After the uproar in Ephesus, Paul and several companions depart. Paul’s ultimate destination is Jerusalem, but he makes several stops along the way. During a stopover in Miletus, Paul sent word to Ephesus for the elders of the church to meet him in Miletus. When they arrive, Paul recounts his witness to them, warns them of opposition that will arise both from outside and from within the church, and tells them they will never see him again.

I am struck by the wisdom from God that Paul displays. Paul’s unwavering dedication to God’s service and those who believe, his insight into how his trials and tribulations are worth suffering for God’s good purposes, and his love for those with whom he served are all noteworthy. The degree to which Paul lives these traits is not of his own accord – we see here the power and influence that God can have over a life that is fully committed to Him and we see how God can use such a committed servant to win many for the Gospel.

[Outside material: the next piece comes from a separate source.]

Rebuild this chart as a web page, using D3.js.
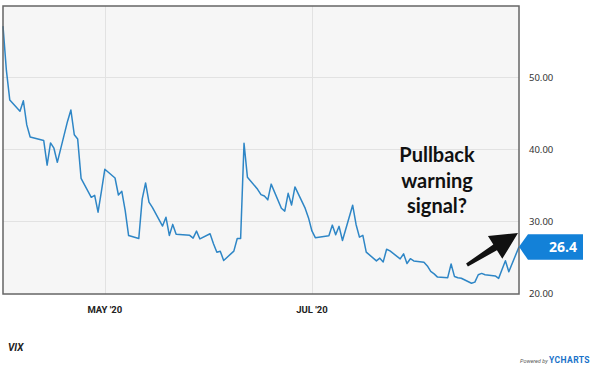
<!DOCTYPE html>
<html>
<head>
<meta charset="utf-8">
<script src="https://cdn.jsdelivr.net/npm/d3@7"></script>
<style>
body { margin: 0; background: #fff; }
svg { display: block; }
</style>
</head>
<body>
<svg id="chart" width="600" height="371"></svg>
<script>
// VIX daily close, Apr 1 - Aug 31 2020
var dates = ["2020-04-01","2020-04-02","2020-04-03","2020-04-06","2020-04-07","2020-04-08","2020-04-09",
  "2020-04-13","2020-04-14","2020-04-15","2020-04-16","2020-04-17","2020-04-20","2020-04-21","2020-04-22",
  "2020-04-23","2020-04-24","2020-04-27","2020-04-28","2020-04-29","2020-04-30","2020-05-01","2020-05-04",
  "2020-05-05","2020-05-06","2020-05-07","2020-05-08","2020-05-11","2020-05-12","2020-05-13","2020-05-14",
  "2020-05-15","2020-05-18","2020-05-19","2020-05-20","2020-05-21","2020-05-22","2020-05-26","2020-05-27",
  "2020-05-28","2020-05-29","2020-06-01","2020-06-02","2020-06-03","2020-06-04","2020-06-05","2020-06-08",
  "2020-06-09","2020-06-10","2020-06-11","2020-06-12","2020-06-15","2020-06-16","2020-06-17","2020-06-18",
  "2020-06-19","2020-06-22","2020-06-23","2020-06-24","2020-06-25","2020-06-26","2020-06-29","2020-06-30",
  "2020-07-01","2020-07-02","2020-07-06","2020-07-07","2020-07-08","2020-07-09","2020-07-10","2020-07-13",
  "2020-07-14","2020-07-15","2020-07-16","2020-07-17","2020-07-20","2020-07-21","2020-07-22","2020-07-23",
  "2020-07-24","2020-07-27","2020-07-28","2020-07-29","2020-07-30","2020-07-31","2020-08-03","2020-08-04",
  "2020-08-05","2020-08-06","2020-08-07","2020-08-10","2020-08-11","2020-08-12","2020-08-13","2020-08-14",
  "2020-08-17","2020-08-18","2020-08-19","2020-08-20","2020-08-21","2020-08-24","2020-08-25","2020-08-26",
  "2020-08-27","2020-08-28","2020-08-31"]
var vix = [57.06,50.91,46.80,45.24,46.70,43.35,41.67,
  41.17,37.76,40.84,40.11,38.15,43.83,45.41,41.98,
  41.38,35.93,33.29,33.57,31.23,34.15,37.19,35.97,
  33.61,34.12,31.44,27.98,27.57,33.04,35.28,32.61,
  31.89,29.30,30.53,27.99,29.53,28.16,28.01,27.62,
  28.59,27.51,28.23,26.84,25.66,25.81,24.52,25.81,
  27.57,27.57,40.79,36.09,34.40,33.67,33.47,32.94,
  35.12,31.77,31.37,33.84,32.22,34.73,31.78,30.43,
  28.62,27.68,27.94,29.43,28.08,29.26,27.29,32.19,
  29.52,27.76,28.00,25.68,24.46,24.84,24.32,26.08,
  25.84,24.74,25.44,24.10,24.76,24.46,24.28,23.76,
  22.99,22.65,22.21,22.13,24.03,22.28,22.13,22.05,
  21.35,21.51,22.54,22.72,22.54,22.37,22.03,23.27,
  24.47,22.96,26.41]
var yTicks = [20, 30, 40, 50]
var xTicks = ["2020-05-01", "2020-07-01"]
var xTickLabels = ["MAY '20", "JUL '20"]
var lastLabel = "26.4"
var noteLines = ["Pullback", "warning", "signal?"]
var seriesName = "VIX"

var parse = d3.timeParse("%Y-%m-%d")
var data = dates.map(function(d, i) { return {date: parse(d), value: vix[i]} })

// plot box (note: "top" is reserved on window, so use other names)
var plotL = 3, plotR = 519, plotT = 6, plotB = 294
var svg = d3.select("#chart")

var x = d3.scaleTime()
  .domain([parse("2020-04-01"), parse("2020-08-31")])
  .range([plotL, plotR])
var y = d3.scaleLinear()
  .domain([20, 60])
  .range([293, 5])

// plot background
svg.append("rect")
  .attr("x", plotL).attr("y", plotT)
  .attr("width", plotR - plotL).attr("height", plotB - plotT)
  .attr("fill", "#f6f6f6")

// grid
svg.selectAll(".hgrid").data(yTicks.slice(1)).enter().append("line")
  .attr("x1", plotL).attr("x2", plotR)
  .attr("y1", function(d) { return Math.round(y(d)) + 0.5 })
  .attr("y2", function(d) { return Math.round(y(d)) + 0.5 })
  .attr("stroke", "#e2e2e2").attr("stroke-width", 1)
svg.selectAll(".vgrid").data(xTicks).enter().append("line")
  .attr("x1", function(d) { return Math.round(x(parse(d))) + 0.5 })
  .attr("x2", function(d) { return Math.round(x(parse(d))) + 0.5 })
  .attr("y1", plotT).attr("y2", plotB)
  .attr("stroke", "#e2e2e2").attr("stroke-width", 1)

// series line
var line = d3.line()
  .x(function(d) { return x(d.date) })
  .y(function(d) { return y(d.value) })
svg.append("path")
  .datum(data)
  .attr("d", line)
  .attr("fill", "none")
  .attr("stroke", "#2e86c6")
  .attr("stroke-width", 1.5)
  .attr("stroke-linejoin", "round")

// frame
svg.append("rect")
  .attr("x", plotL).attr("y", plotT)
  .attr("width", plotR - plotL).attr("height", plotB - plotT)
  .attr("fill", "none")
  .attr("stroke", "#666").attr("stroke-width", 1.5)

// right axis labels
svg.selectAll(".ylab").data(yTicks).enter().append("text")
  .attr("x", 529)
  .attr("y", function(d) { return y(d) + 4 })
  .attr("font-family", "Noto Sans, sans-serif")
  .attr("font-size", 9.5)
  .attr("fill", "#333")
  .text(function(d) { return d3.format(".2f")(d) })

// bottom axis labels
svg.selectAll(".xlab").data(xTicks).enter().append("text")
  .attr("x", function(d) { return x(parse(d)) })
  .attr("y", 313)
  .attr("text-anchor", "middle")
  .attr("font-family", "Roboto, sans-serif")
  .attr("font-weight", "bold")
  .attr("font-size", 9.5)
  .attr("fill", "#222")
  .text(function(d, i) { return xTickLabels[i] })

// last value flag
var last = data[data.length - 1]
var lx = x(last.date), ly = y(last.value)
svg.append("path")
  .attr("d", "M" + lx + "," + ly + "L" + (lx + 9) + "," + (ly - 12.5) + "H583V" + (ly + 13) + "H" + (lx + 9) + "Z")
  .attr("fill", "#1381d8")
svg.append("text")
  .attr("x", 577).attr("y", ly + 5)
  .attr("text-anchor", "end")
  .attr("font-family", "Open Sans, sans-serif")
  .attr("font-weight", "bold")
  .attr("font-size", 14)
  .attr("fill", "#fff")
  .text(lastLabel)

// annotation
svg.selectAll(".note").data(noteLines).enter().append("text")
  .attr("x", 437)
  .attr("y", function(d, i) { return 162 + i * 25.5 })
  .attr("text-anchor", "middle")
  .attr("font-family", "Lato, sans-serif")
  .attr("font-weight", "bold")
  .attr("font-size", 20)
  .attr("fill", "#111")
  .text(function(d) { return d })

// arrow pointing at the last value
var tail = [467, 265], tip = [518, 233]
var dx = tip[0] - tail[0], dy = tip[1] - tail[1]
var len = Math.sqrt(dx * dx + dy * dy)
var ux = dx / len, uy = dy / len, px = -uy, py = ux
var headLen = 27, headW = 13.5, shaftW = 3.4
var bx = tip[0] - ux * headLen, by = tip[1] - uy * headLen
var pts = [
  [tail[0] + px * shaftW * 0.5, tail[1] + py * shaftW * 0.5],
  [bx + px * shaftW, by + py * shaftW],
  [bx + px * headW, by + py * headW],
  tip,
  [bx - px * headW, by - py * headW],
  [bx - px * shaftW, by - py * shaftW],
  [tail[0] - px * shaftW * 0.5, tail[1] - py * shaftW * 0.5]
]
svg.append("path")
  .attr("d", "M" + pts.map(function(p) { return p.join(",") }).join("L") + "Z")
  .attr("fill", "#111")

// footer
svg.append("text")
  .attr("x", 8).attr("y", 351)
  .attr("font-family", "Roboto, sans-serif")
  .attr("font-weight", "bold")
  .attr("font-style", "italic")
  .attr("font-size", 10)
  .attr("fill", "#222")
  .text(seriesName)
var pw = svg.append("text")
  .attr("x", 590).attr("y", 363)
  .attr("text-anchor", "end")
pw.append("tspan")
  .attr("font-family", "Roboto, sans-serif")
  .attr("font-style", "italic")
  .attr("font-size", 5.5)
  .attr("fill", "#555")
  .text("Powered by ")
pw.append("tspan")
  .attr("font-family", "Roboto, sans-serif")
  .attr("font-weight", "bold")
  .attr("font-size", 8.5)
  .attr("letter-spacing", 0.4)
  .attr("fill", "#1a72c9")
  .text("YCHARTS")
</script>
</body>
</html>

We also see throughout Paul’s ministry the constant attacks Satan levies against the Gospel and those who believe. Paul’s warning here to the elders must be heeded today as well:

Keep watch over yourselves and all the flock of which the Holy Spirit has made you overseers. Be shepherds of the church of God, which He bought with His own blood. I know that after I leave, savage wolves will come in among you and will not spare the flock. Even from your own number men will arise and distort the truth in order to draw away disciples after them. (verses 28-30)

My heart breaks when I consider the thousands who have been misled through false, incomplete, or watered-down teaching and preaching. The savage wolves about which Paul warned the elders from Ephesus are active in the church today, and many have unwittingly succumbed to their false teachings. Christians, we must be in the Word. We must be in prayer. And if we hear false teaching in the church, we must speak out as God leads us. Stand firmly and boldly upon the foundation of the Gospel and be richly blessed.

Ponder this: God doesn’t call all of us to a missionary ministry as He called Paul; to what is He calling me? Am I willing?

My prayer for today: Heavenly Father, thank you for faithful servants like Paul and the apostles. Let me learn from them and be inspired by them, but more than that, fill me with your Holy Spirit and guide my footsteps that I might be fully committed to doing Your will in my life. In Jesus’ name, AMEN.